# Input material
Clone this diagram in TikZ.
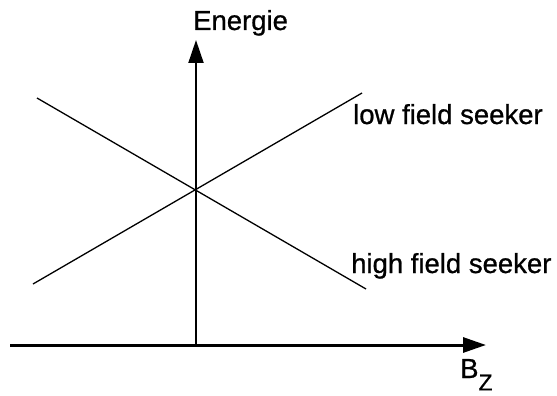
\documentclass[tikz,border=0pt]{standalone}
\usepackage{fontspec}
\setmainfont{Liberation Sans}[FakeBold=0.8]
\usetikzlibrary{arrows.meta}
\begin{document}
\begin{tikzpicture}[x=1pt,y=-1pt,
  lbl/.style={anchor=base west,inner sep=0pt,font=\fontsize{27.5}{32}\selectfont},
  axis/.style={line width=2pt,-{Triangle[length=23pt,width=15pt]}},
  level/.style={line width=1.3pt}]
\useasboundingbox (0,0) rectangle (557,396);
\coordinate (xs) at (10,345);
\coordinate (xe) at (486,345);
\coordinate (ys) at (196,345);
\coordinate (ye) at (196,40);
\coordinate (l1) at (33,284);
\coordinate (l2) at (362,93);
\coordinate (h1) at (37,98);
\coordinate (h2) at (366,289);
\draw[axis,line width=3pt] (xs) -- (xe);
\draw[axis] (ys) -- (ye);
\draw[level] (l1) -- (l2);
\draw[level] (h1) -- (h2);
\node[lbl] (en) at (193,30) {Energie};
\node[lbl] (lfs) at (353,124) {low field seeker};
\node[lbl] (hfs) at (351,273) {high field seeker};
\node[lbl] (bz) at (460,378) {B\raisebox{-0.45em}{\fontsize{23}{26}\selectfont Z}};
\end{tikzpicture}
\end{document}
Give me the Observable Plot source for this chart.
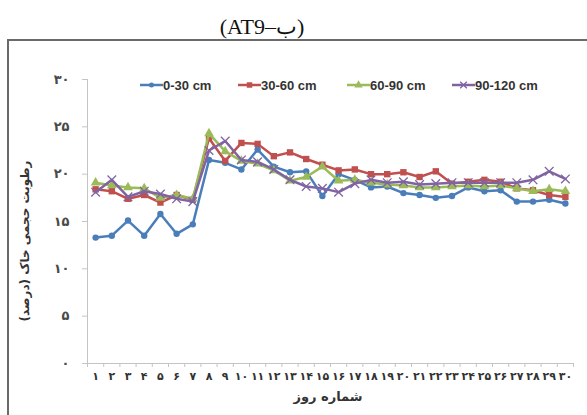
<!DOCTYPE html>
<html><head><meta charset="utf-8">
<script src="https://cdn.jsdelivr.net/npm/d3@7"></script>
<script src="https://cdn.jsdelivr.net/npm/@observablehq/plot@0.6"></script>
<style>
body{margin:0;background:#fff;width:587px;height:415px;overflow:hidden;position:relative;font-family:"Liberation Sans",Arial,sans-serif}
#title{position:absolute;top:16px;left:0;width:524px;text-align:center;font:22px/22px "Liberation Serif",serif;color:#111}
#frame{position:absolute;left:7px;top:39px;width:640px;height:420px;border:2px solid #6a6a6a}
#chart{position:absolute;left:0;top:0}
#ytitle{position:absolute;left:25px;top:241px;transform:translate(-50%,-50%) rotate(-90deg);white-space:nowrap;font:bold 12px "DejaVu Sans",sans-serif;color:#333}
#xtitle{position:absolute;left:328px;top:396px;transform:translate(-50%,-50%);white-space:nowrap;font:bold 13px "DejaVu Sans",sans-serif;color:#333}
#legend{position:absolute;left:0;top:77px;width:587px;height:16px;font:bold 13px "Liberation Sans",Arial,sans-serif;color:#333}
#legend .item{position:absolute;top:0;display:flex;align-items:center;height:16px;white-space:nowrap}
</style></head>
<body>
<div id="title" dir="ltr">(AT9–ب)</div>
<div id="frame"></div>
<div id="chart"></div>
<div id="ytitle" dir="rtl">رطوبت حجمی خاک (درصد)</div>
<div id="xtitle" dir="rtl">شماره روز</div>
<div id="legend"></div>
<script>
const days = d3.range(1, 31);
const xTickLabels = ["۱","۲","۳","۴","۵","۶","۷","۸","۹","۱۰","۱۱","۱۲","۱۳","۱۴","۱۵","۱۶","۱۷","۱۸","۱۹","۲۰","۲۱","۲۲","۲۳","۲۴","۲۵","۲۶","۲۷","۲۸","۲۹","۳۰"];
const yTicks = [0, 5, 10, 15, 20, 25, 30];
const yTickLabels = ["۰","۵","۱۰","۱۵","۲۰","۲۵","۳۰"];
const series = ["0-30 cm", "30-60 cm", "60-90 cm", "90-120 cm"];
const colors = ["#4a7ebb", "#c0504d", "#9bbb59", "#8064a2"];
const symbols = ["circle", "square", "triangle", "times"];
const legendLeft = [140, 238, 347, 452];

const v0_30 = [13.3,13.5,15.1,13.5,15.8,13.7,14.7,21.5,21.2,20.5,22.6,20.8,20.2,20.3,17.7,20.0,19.4,18.6,18.7,18.0,17.8,17.5,17.7,18.6,18.2,18.3,17.1,17.1,17.3,16.9];
const v30_60 = [18.4,18.2,17.4,17.8,17.0,17.8,17.3,23.8,21.4,23.3,23.2,21.9,22.3,21.6,21.0,20.4,20.5,20.0,20.0,20.2,19.7,20.3,19.0,19.2,19.4,19.2,18.5,18.3,17.8,17.6];
const v60_90 = [19.1,18.8,18.6,18.5,17.5,17.8,17.4,24.3,22.4,21.4,21.1,20.4,19.3,19.7,20.8,19.3,19.4,19.1,18.9,18.8,18.6,18.6,18.7,18.8,18.7,18.8,18.5,18.2,18.4,18.2];
const v90_120 = [18.1,19.4,17.6,18.2,17.9,17.4,17.1,22.5,23.5,21.5,21.3,20.5,19.4,18.7,18.5,18.1,19.0,19.4,19.1,19.2,18.9,19.0,19.1,19.1,19.1,19.1,19.1,19.4,20.3,19.5];
const values = [v0_30, v30_60, v60_90, v90_120];

const data = series.flatMap((s, i) => values[i].map((v, j) => ({day: days[j], v, s})));
const boundaries = d3.range(0.5, 31, 1);

const marks = [
  Plot.ruleY([0], {stroke: "#c4c4c4"}),
  Plot.ruleX([0.5], {stroke: "#c4c4c4"}),
  Plot.axisX({ticks: boundaries, tickSize: 4, tickFormat: () => "", stroke: "#c4c4c4", label: null}),
  Plot.axisX({ticks: days, tickSize: 0, tickPadding: 9, tickFormat: d => xTickLabels[d - 1], fill: "#333", fontSize: 11, fontWeight: "bold", label: null}),
  Plot.axisY({ticks: yTicks, tickSize: 5, tickPadding: 13, tickFormat: d => yTickLabels[yTicks.indexOf(d)], stroke: "#c4c4c4", fill: "#4a4a4a", fontSize: 13, fontWeight: "bold", label: null})
];
series.forEach((s, i) => {
  const d = data.filter(o => o.s === s);
  marks.push(Plot.line(d, {x: "day", y: "v", stroke: colors[i], strokeWidth: 2.5}));
  if (symbols[i] === "times") {
    marks.push(Plot.dot(d, {x: "day", y: "v", symbol: "times", stroke: colors[i], strokeWidth: 1.3, r: 4}));
  } else {
    marks.push(Plot.dot(d, {x: "day", y: "v", symbol: symbols[i], fill: colors[i], stroke: "none", r: symbols[i] === "circle" ? 3.2 : 3.6}));
  }
});

const chart = Plot.plot({
  width: 587, height: 415,
  marginLeft: 87, marginRight: 14, marginTop: 79, marginBottom: 52,
  x: {type: "linear", domain: [0.5, 30.5]},
  y: {type: "linear", domain: [0, 30]},
  style: {fontFamily: "DejaVu Sans", background: "transparent", overflow: "visible"},
  marks
});
document.getElementById("chart").appendChild(chart);

const legend = d3.select("#legend");
const symMap = {circle: d3.symbolCircle, square: d3.symbolSquare, triangle: d3.symbolTriangle, times: d3.symbolTimes};
series.forEach((s, i) => {
  const item = legend.append("div").attr("class", "item").style("left", legendLeft[i] + "px");
  const svg = item.append("svg").attr("width", 23).attr("height", 12);
  svg.append("line").attr("x1", 0).attr("x2", 23).attr("y1", 6).attr("y2", 6).attr("stroke", colors[i]).attr("stroke-width", 2.5);
  const path = svg.append("path").attr("transform", "translate(11.5,6)")
    .attr("d", d3.symbol(symMap[symbols[i]], symbols[i] === "circle" ? 20 : 30)());
  if (symbols[i] === "times") path.attr("fill", "none").attr("stroke", colors[i]).attr("stroke-width", 1.3);
  else path.attr("fill", colors[i]);
  item.append("span").text(s);
});
</script>
</body></html>
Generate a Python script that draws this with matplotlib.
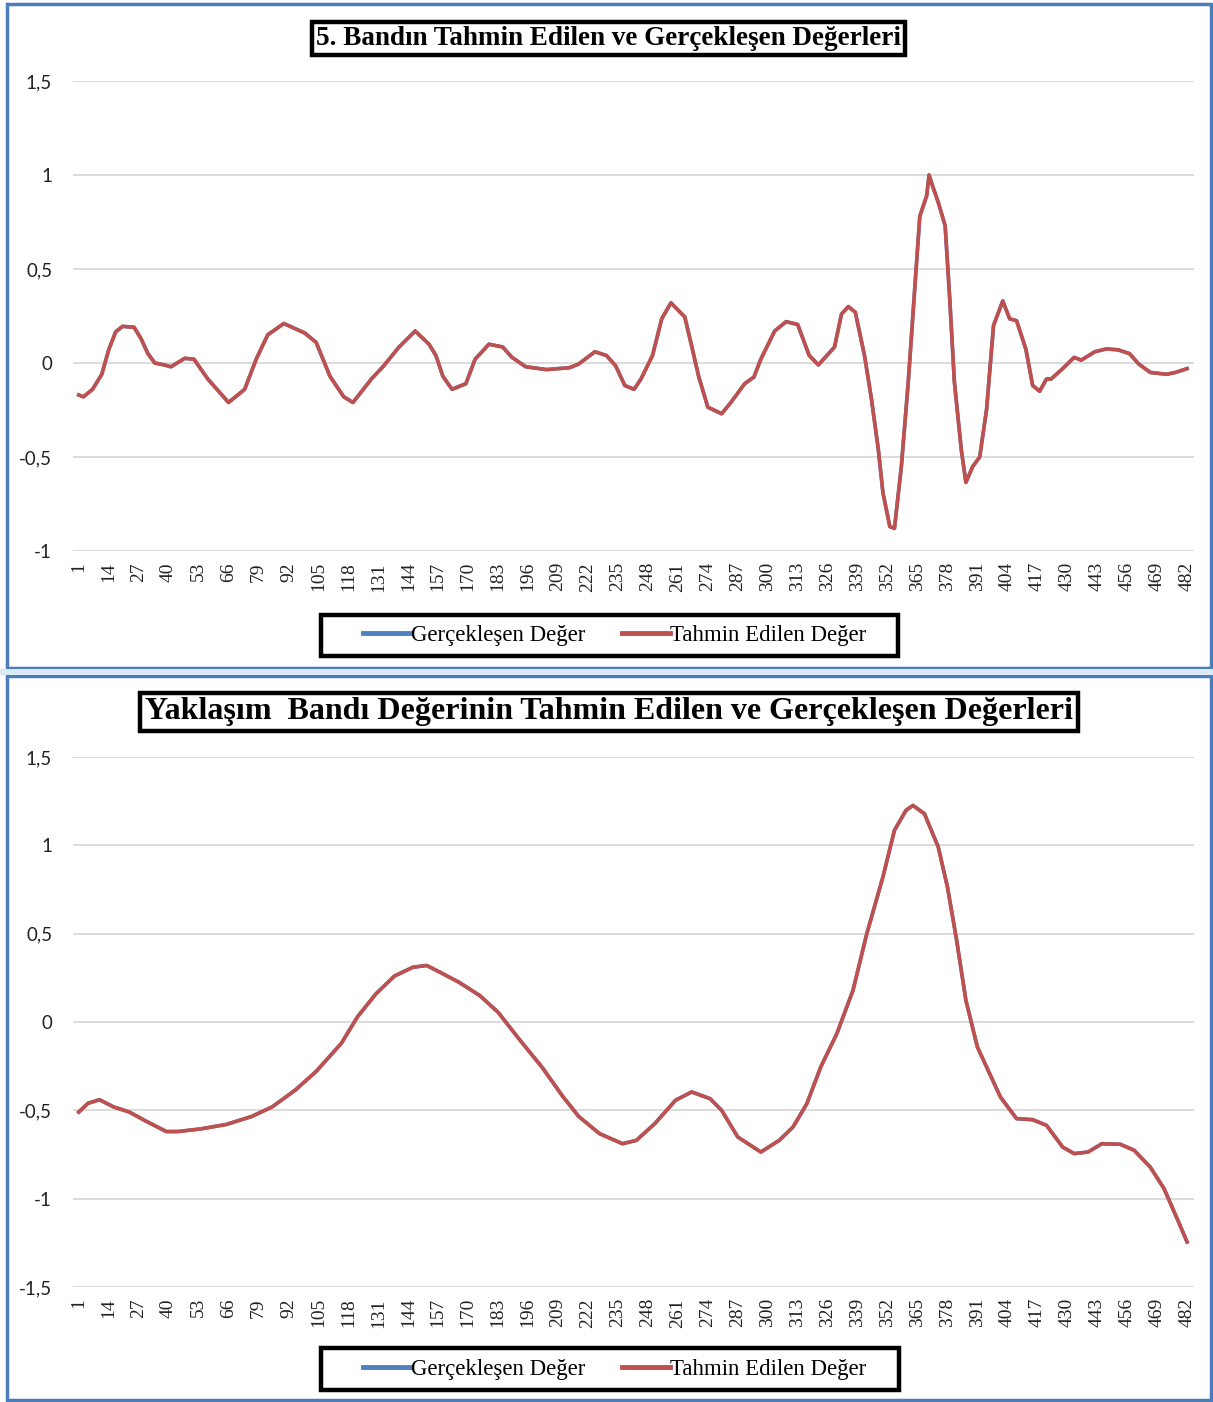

# What this task involves
Pictures in the records above should not be copied. Repeat everything else exactly.

# Response
Clone this diagram in TikZ.
\documentclass[tikz,border=0pt]{standalone}
\usepackage{fontspec}
\setmainfont{Liberation Sans}[FakeBold=0.8]
\usetikzlibrary{arrows.meta}
\begin{document}
\begin{tikzpicture}[x=1pt,y=-1pt,
  lbl/.style={anchor=base west,inner sep=0pt,font=\fontsize{27.5}{32}\selectfont},
  axis/.style={line width=2pt,-{Triangle[length=23pt,width=15pt]}},
  level/.style={line width=1.3pt}]
\useasboundingbox (0,0) rectangle (557,396);
\coordinate (xs) at (10,345);
\coordinate (xe) at (486,345);
\coordinate (ys) at (196,345);
\coordinate (ye) at (196,40);
\coordinate (l1) at (33,284);
\coordinate (l2) at (362,93);
\coordinate (h1) at (37,98);
\coordinate (h2) at (366,289);
\draw[axis,line width=3pt] (xs) -- (xe);
\draw[axis] (ys) -- (ye);
\draw[level] (l1) -- (l2);
\draw[level] (h1) -- (h2);
\node[lbl] (en) at (193,30) {Energie};
\node[lbl] (lfs) at (353,124) {low field seeker};
\node[lbl] (hfs) at (351,273) {high field seeker};
\node[lbl] (bz) at (460,378) {B\raisebox{-0.45em}{\fontsize{23}{26}\selectfont Z}};
\end{tikzpicture}
\end{document}
Give me the Observable Plot source for this chart.
<!DOCTYPE html>
<html><head><meta charset="utf-8">
<script src="https://cdn.jsdelivr.net/npm/d3@7"></script>
<script src="https://cdn.jsdelivr.net/npm/@observablehq/plot@0.6"></script>
<style>
body{margin:0;background:#fff;width:587px;height:415px;overflow:hidden;position:relative;font-family:"Liberation Sans",Arial,sans-serif}
#title{position:absolute;top:16px;left:0;width:524px;text-align:center;font:22px/22px "Liberation Serif",serif;color:#111}
#frame{position:absolute;left:7px;top:39px;width:640px;height:420px;border:2px solid #6a6a6a}
#chart{position:absolute;left:0;top:0}
#ytitle{position:absolute;left:25px;top:241px;transform:translate(-50%,-50%) rotate(-90deg);white-space:nowrap;font:bold 12px "DejaVu Sans",sans-serif;color:#333}
#xtitle{position:absolute;left:328px;top:396px;transform:translate(-50%,-50%);white-space:nowrap;font:bold 13px "DejaVu Sans",sans-serif;color:#333}
#legend{position:absolute;left:0;top:77px;width:587px;height:16px;font:bold 13px "Liberation Sans",Arial,sans-serif;color:#333}
#legend .item{position:absolute;top:0;display:flex;align-items:center;height:16px;white-space:nowrap}
</style></head>
<body>
<div id="title" dir="ltr">(AT9–ب)</div>
<div id="frame"></div>
<div id="chart"></div>
<div id="ytitle" dir="rtl">رطوبت حجمی خاک (درصد)</div>
<div id="xtitle" dir="rtl">شماره روز</div>
<div id="legend"></div>
<script>
const days = d3.range(1, 31);
const xTickLabels = ["۱","۲","۳","۴","۵","۶","۷","۸","۹","۱۰","۱۱","۱۲","۱۳","۱۴","۱۵","۱۶","۱۷","۱۸","۱۹","۲۰","۲۱","۲۲","۲۳","۲۴","۲۵","۲۶","۲۷","۲۸","۲۹","۳۰"];
const yTicks = [0, 5, 10, 15, 20, 25, 30];
const yTickLabels = ["۰","۵","۱۰","۱۵","۲۰","۲۵","۳۰"];
const series = ["0-30 cm", "30-60 cm", "60-90 cm", "90-120 cm"];
const colors = ["#4a7ebb", "#c0504d", "#9bbb59", "#8064a2"];
const symbols = ["circle", "square", "triangle", "times"];
const legendLeft = [140, 238, 347, 452];

const v0_30 = [13.3,13.5,15.1,13.5,15.8,13.7,14.7,21.5,21.2,20.5,22.6,20.8,20.2,20.3,17.7,20.0,19.4,18.6,18.7,18.0,17.8,17.5,17.7,18.6,18.2,18.3,17.1,17.1,17.3,16.9];
const v30_60 = [18.4,18.2,17.4,17.8,17.0,17.8,17.3,23.8,21.4,23.3,23.2,21.9,22.3,21.6,21.0,20.4,20.5,20.0,20.0,20.2,19.7,20.3,19.0,19.2,19.4,19.2,18.5,18.3,17.8,17.6];
const v60_90 = [19.1,18.8,18.6,18.5,17.5,17.8,17.4,24.3,22.4,21.4,21.1,20.4,19.3,19.7,20.8,19.3,19.4,19.1,18.9,18.8,18.6,18.6,18.7,18.8,18.7,18.8,18.5,18.2,18.4,18.2];
const v90_120 = [18.1,19.4,17.6,18.2,17.9,17.4,17.1,22.5,23.5,21.5,21.3,20.5,19.4,18.7,18.5,18.1,19.0,19.4,19.1,19.2,18.9,19.0,19.1,19.1,19.1,19.1,19.1,19.4,20.3,19.5];
const values = [v0_30, v30_60, v60_90, v90_120];

const data = series.flatMap((s, i) => values[i].map((v, j) => ({day: days[j], v, s})));
const boundaries = d3.range(0.5, 31, 1);

const marks = [
  Plot.ruleY([0], {stroke: "#c4c4c4"}),
  Plot.ruleX([0.5], {stroke: "#c4c4c4"}),
  Plot.axisX({ticks: boundaries, tickSize: 4, tickFormat: () => "", stroke: "#c4c4c4", label: null}),
  Plot.axisX({ticks: days, tickSize: 0, tickPadding: 9, tickFormat: d => xTickLabels[d - 1], fill: "#333", fontSize: 11, fontWeight: "bold", label: null}),
  Plot.axisY({ticks: yTicks, tickSize: 5, tickPadding: 13, tickFormat: d => yTickLabels[yTicks.indexOf(d)], stroke: "#c4c4c4", fill: "#4a4a4a", fontSize: 13, fontWeight: "bold", label: null})
];
series.forEach((s, i) => {
  const d = data.filter(o => o.s === s);
  marks.push(Plot.line(d, {x: "day", y: "v", stroke: colors[i], strokeWidth: 2.5}));
  if (symbols[i] === "times") {
    marks.push(Plot.dot(d, {x: "day", y: "v", symbol: "times", stroke: colors[i], strokeWidth: 1.3, r: 4}));
  } else {
    marks.push(Plot.dot(d, {x: "day", y: "v", symbol: symbols[i], fill: colors[i], stroke: "none", r: symbols[i] === "circle" ? 3.2 : 3.6}));
  }
});

const chart = Plot.plot({
  width: 587, height: 415,
  marginLeft: 87, marginRight: 14, marginTop: 79, marginBottom: 52,
  x: {type: "linear", domain: [0.5, 30.5]},
  y: {type: "linear", domain: [0, 30]},
  style: {fontFamily: "DejaVu Sans", background: "transparent", overflow: "visible"},
  marks
});
document.getElementById("chart").appendChild(chart);

const legend = d3.select("#legend");
const symMap = {circle: d3.symbolCircle, square: d3.symbolSquare, triangle: d3.symbolTriangle, times: d3.symbolTimes};
series.forEach((s, i) => {
  const item = legend.append("div").attr("class", "item").style("left", legendLeft[i] + "px");
  const svg = item.append("svg").attr("width", 23).attr("height", 12);
  svg.append("line").attr("x1", 0).attr("x2", 23).attr("y1", 6).attr("y2", 6).attr("stroke", colors[i]).attr("stroke-width", 2.5);
  const path = svg.append("path").attr("transform", "translate(11.5,6)")
    .attr("d", d3.symbol(symMap[symbols[i]], symbols[i] === "circle" ? 20 : 30)());
  if (symbols[i] === "times") path.attr("fill", "none").attr("stroke", colors[i]).attr("stroke-width", 1.3);
  else path.attr("fill", colors[i]);
  item.append("span").text(s);
});
</script>
</body></html>
Generate a Python script that draws this with matplotlib.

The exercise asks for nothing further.